When the war trade began in February, Canada looked like it might have been one of the country’s hardest hit by U.S. tariffs. But in three months of head-spinning volatility, the on-again, off-again threats have expanded, Canada has negotiated sweeping exemptions and economic data has held up remarkably well.
A new report from RBC’s chief economist Frances Donald and associate chief economist Nathan Janzen found that Canada now faces the lowest average effective tariff of any major U.S. trade partner.
“While Canada’s economic path forward remains challenging, it appears considerably less treacherous than it did just a few months ago — a narrative that has yet to permeate the Canadian psyche,” they wrote.
RBC found that 86 per cent of the products Canadian businesses shipped to the U.S. last year would still be duty-free under today’s rules. Data from the U.S. Census Bureau in April show nearly 90 per cent of Canadian exports to the U.S. remained duty-free in April.

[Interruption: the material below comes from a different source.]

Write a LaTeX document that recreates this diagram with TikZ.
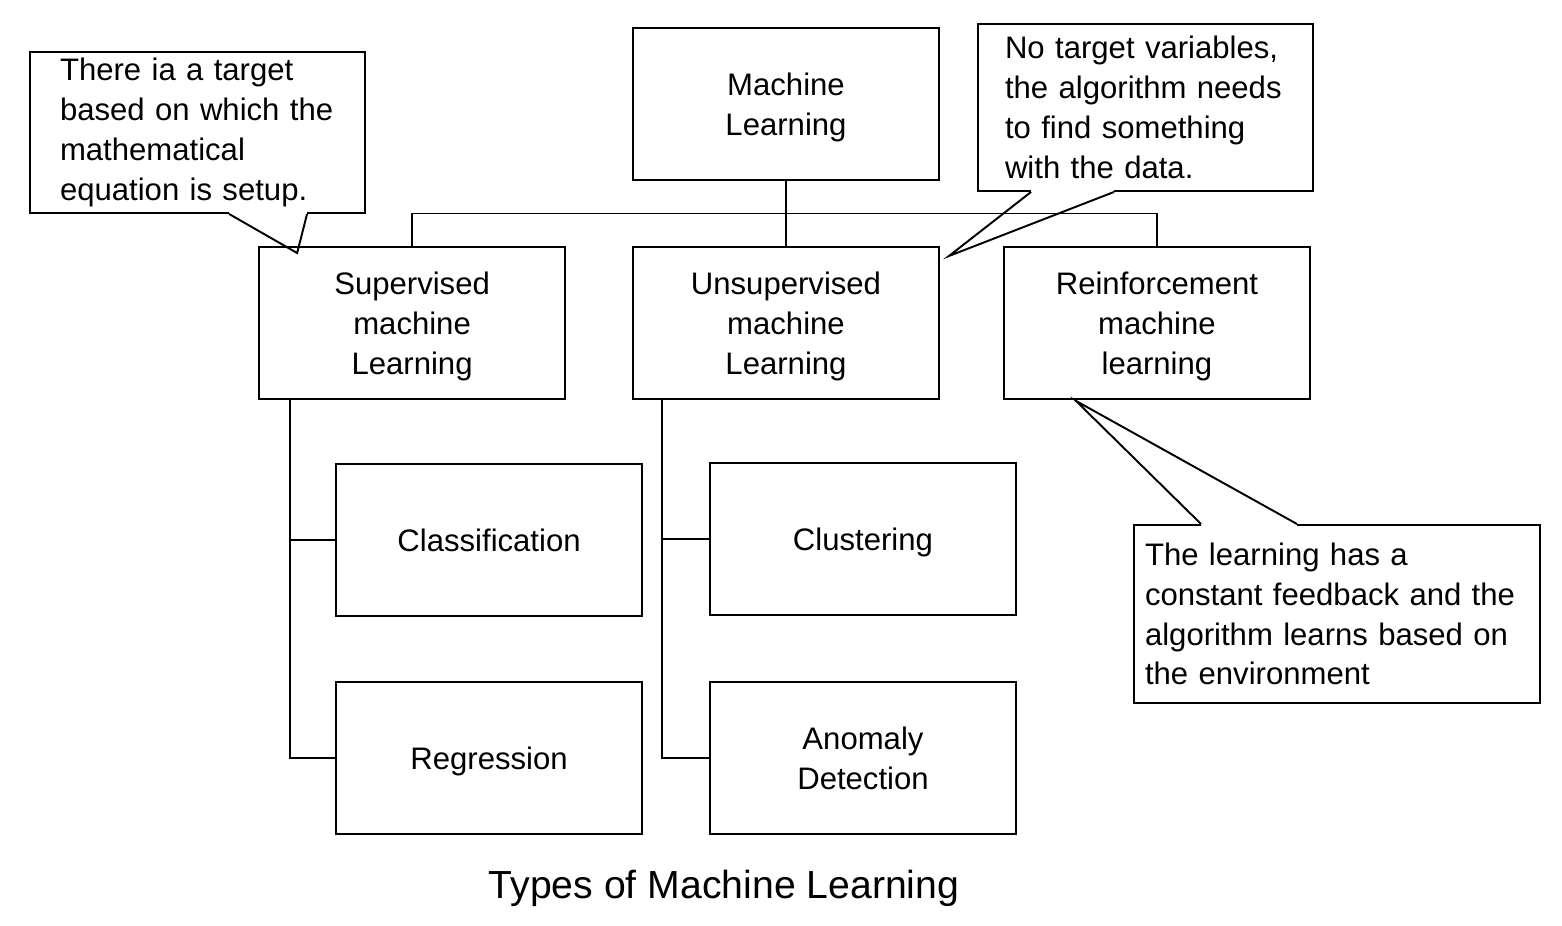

“The average effective tariff on U.S. imports from Canada was 2.3 per cent — up significantly from essentially zero in January — but the lowest of any major U.S. trade partner,” the authors wrote.
So, they say, Canada seems to have emerged as the safest port in a global storm — for now.
Still some damage
That’s not to say the trade war isn’t causing damage. It is. Some of that damage has shown up in the economic data.
Statistics Canada’s numbers released this week showed manufacturing sales saw the biggest drop-off in years.
“Total manufacturing sales declined 2.8 per cent to $69.6 billion in April, the largest month-over-month decrease since October 2023 and the lowest level since January 2022,” it said in a release on Friday.
The unemployment rate has continued its relentless climb, now at seven per cent. Outside of the COVID-19 pandemic, that’s the highest it’s been since 2016. Unsurprisingly, both the manufacturing drop-off and the job losses have been concentrated in trade-sensitive areas like southwestern Ontario.

But the RBC team writes that the Canadian economy has held up remarkably well so far.
They say confidence plummeted when the trade war began in March, according to consumer sentiment surveys.
“But actual spending data has not matched that scale of weakness.”
Strength from two key fronts
Yes, employment has weakened, but job postings on job search sites like Indeed.com have shown signs of stabilization.
Canada also gets strength from having lots of wiggle room on two key fronts: fiscal and monetary policy.
Fiscal policy is government spending. Monetary policy refers to interest rates set by the Bank of Canada.
The central bank aggressively cut rates last year. Its key overnight lending rate has already come down 225 basis points (from five per cent to 2.75 per cent). Governor Tiff Macklem has held rates unchanged for three straight meetings now as he waits to see more data, but Donald says the bank has room to move if and when a further drop in rates is warranted.
“We think the central bank is now at the end of its cutting cycle and do not expect further reductions. But, that is contingent on the economic growth backdrop and labour markets stabilizing,” wrote Donald and Janzen.
On the fiscal front, they say the federal government has posted high deficits in recent years. But relative debt levels remain among the lowest in the developed world.
Tapping into the fiscal capacity could help spur on some much-needed growth.
“Action on interprovincial trade barriers could pay long-run dividends helping to support investment and productivity growth.”
They also point to tax policy changes, loan programs and recently announced defence spending that could boost growth through next year.
Canada may benefit from U.S. isolationism
But a key factor in Canada’s growth prospects actually stems from the increasing isolationism in the United States. She says the trade shock has forced economies around the world to rethink their reliance on the U.S.
“Canada’s resources — agriculture, energy, and critical minerals — are increasingly well positioned to support the needs of the global economy, particularly as it seeks to expand AI/data and defence spending,” wrote Donald and Janzen.
That shift “represents a moment for Canada to invest in itself and fulfil this need.”
The RBC report does not diminish the very real threats Canada is facing, nor does it minimize the impact the trade war and all its uncertainty are already having.
But it does offer an honest recalibration of where Canada stands now and how much that position has changed in three whiplash-inducing months of changes to global trade.